Bishop noted that the NZUAGs review concluded that central government should develop the register in partnership with the private sector. “However, both NZUAG and officials advise me that this is secondary to policy and potential legislative and regulatory changes in the system, including those to strengthen oversight and enforcement of Code obligations, which could incentivise greater adoption of existing asset register tools in the market,” says Bishop.
Corridor management
Bishop then announced two initial Government actions to strengthen corridor management. The first is to set up an active, central government system steward for corridor management under the new Ministry of Cities, Environment, Regions, and Transport (MCERT) that is now the lead agency responsible for reviewing and administering the Utilities Access Act, and updating, monitoring, and enforcing the Code that sits underneath.

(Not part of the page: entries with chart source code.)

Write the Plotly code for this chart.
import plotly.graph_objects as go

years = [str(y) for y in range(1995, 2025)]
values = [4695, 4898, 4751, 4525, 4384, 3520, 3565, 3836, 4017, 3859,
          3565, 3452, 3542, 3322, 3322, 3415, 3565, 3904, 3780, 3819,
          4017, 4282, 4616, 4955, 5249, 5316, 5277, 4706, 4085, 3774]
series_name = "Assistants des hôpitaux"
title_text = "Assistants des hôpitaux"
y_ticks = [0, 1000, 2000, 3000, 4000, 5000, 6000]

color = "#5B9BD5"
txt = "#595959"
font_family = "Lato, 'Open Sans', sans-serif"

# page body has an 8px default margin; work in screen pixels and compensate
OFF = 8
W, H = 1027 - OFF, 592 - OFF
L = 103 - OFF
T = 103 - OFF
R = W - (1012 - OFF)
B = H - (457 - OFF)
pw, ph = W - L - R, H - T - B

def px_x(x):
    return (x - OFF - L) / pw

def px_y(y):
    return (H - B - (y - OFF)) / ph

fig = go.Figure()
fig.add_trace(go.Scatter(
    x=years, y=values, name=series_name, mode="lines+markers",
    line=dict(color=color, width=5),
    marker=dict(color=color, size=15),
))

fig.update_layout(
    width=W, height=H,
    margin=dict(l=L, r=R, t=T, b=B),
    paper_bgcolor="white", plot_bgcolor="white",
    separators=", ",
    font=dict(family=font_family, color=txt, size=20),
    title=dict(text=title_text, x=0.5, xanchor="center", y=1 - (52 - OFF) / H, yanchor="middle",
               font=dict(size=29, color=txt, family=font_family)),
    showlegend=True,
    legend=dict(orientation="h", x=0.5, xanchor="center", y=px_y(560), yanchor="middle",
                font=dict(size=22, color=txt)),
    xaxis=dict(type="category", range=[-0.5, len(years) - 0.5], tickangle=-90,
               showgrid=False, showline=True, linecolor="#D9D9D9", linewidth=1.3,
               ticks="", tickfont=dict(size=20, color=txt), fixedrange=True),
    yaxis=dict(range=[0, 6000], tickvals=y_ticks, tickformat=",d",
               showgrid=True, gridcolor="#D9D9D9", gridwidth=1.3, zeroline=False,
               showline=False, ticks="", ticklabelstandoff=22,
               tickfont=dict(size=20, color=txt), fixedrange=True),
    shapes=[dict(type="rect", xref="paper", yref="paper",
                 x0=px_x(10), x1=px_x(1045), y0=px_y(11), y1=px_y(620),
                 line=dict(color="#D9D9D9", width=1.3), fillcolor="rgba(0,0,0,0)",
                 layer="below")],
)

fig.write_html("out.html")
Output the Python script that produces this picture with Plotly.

The second is through Budget 2026 where MCERT has been given $2.5 million in operating funding to strengthen rules and requirements by reviewing and refreshing both the Utilities Access Act 2010, and the Code.
As part of this work, MCERT will complete further policy analysis building on NZUAG’s independent review, and will explore the development of a national utility locating standard; transparency requirements; stronger compliance powers; compliance incentives; training and guidance on existing certification and training programmes; planned works coordination (uptake of the National Forward Works Viewer); and a National Underground Asset Register.
Bishop adds that the NZTA Board has already strengthened corridor management by making co-funding of transport projects conditional on the use and publication of a Road Controlling Authority’s Forward Works Programme. The Agency has also adopted reporting requirements on the extent of works published on the Forward Works Viewer, with full publication expected by 30 September 2027.